The contest is tightening. The next shift is unlikely to take the form of open confrontation. A port contract, a basing arrangement, a naval security agreement or another recognition decision could alter access without a shot being fired. In a setting shaped by shipping routes, energy flows and military positioning, legal status and infrastructure control are becoming decisive instruments.
Bab el-Mandeb defines the stakes. The strait links the Red Sea to the Gulf of Aden and sits on one of the world's busiest trade and energy routes toward Europe. Disruption here feeds directly into supply chains, insurance costs, energy pricing and naval deployments well beyond the Horn of Africa.
Türkiye's presence in Somalia now extends beyond bilateral cooperation. It intersects with maritime security, energy transit and regional stabilisation. Ankara is positioning itself as a security provider in a zone where ports, sea lanes and political recognition are becoming harder strategic assets.
Israel's move toward Somaliland fits the same pressure field. It is not about immediate dominance, but about securing foothold options in a maritime environment that is becoming more contested as the Gulf and Red Sea gain strategic weight.
France's growing engagement in the Eastern Mediterranean, particularly its coordination with Greece and Cyprus, also forms part of this wider picture. As Bosphorus News noted in its summary of IBNAEU's analysis on the Greece–France partnership, the Athens–Paris axis is increasingly being framed as part of Europe's defense autonomy debate, with Cyprus and the Eastern Mediterranean at the center of that shift. European security planning is now extending toward routes that connect energy, trade and naval access across the wider region.
The Horn of Africa is no longer peripheral. It is becoming a junction where maritime routes, energy flows, recognition politics and military access converge.
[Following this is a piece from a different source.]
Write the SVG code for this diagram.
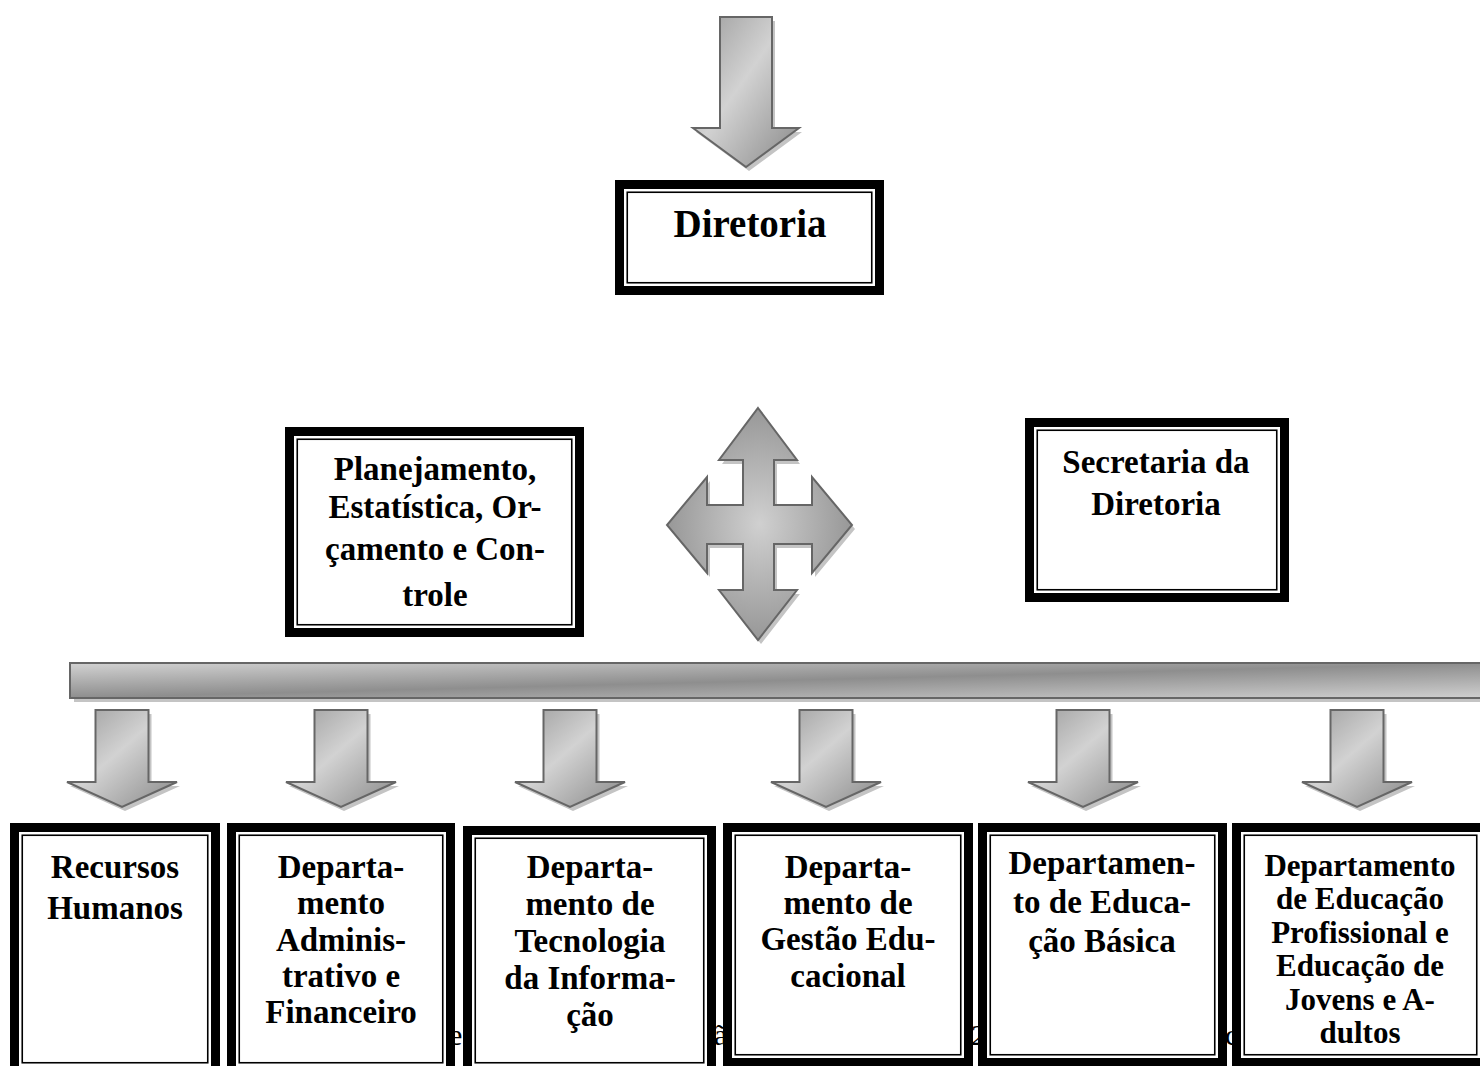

In that sense, what is unfolding in Somalia and Somaliland is not separate from the wider maritime picture described above. It is part of the same pressure building from the Eastern Mediterranean to the Red Sea under the strain of the Iran war, where access, sovereignty and external positioning are beginning to intersect in more direct ways. Reading it only as a Türkiye–Israel conflict would miss how developments along these sea lanes are tied to the wider region's long-term strategic interests and security calculations.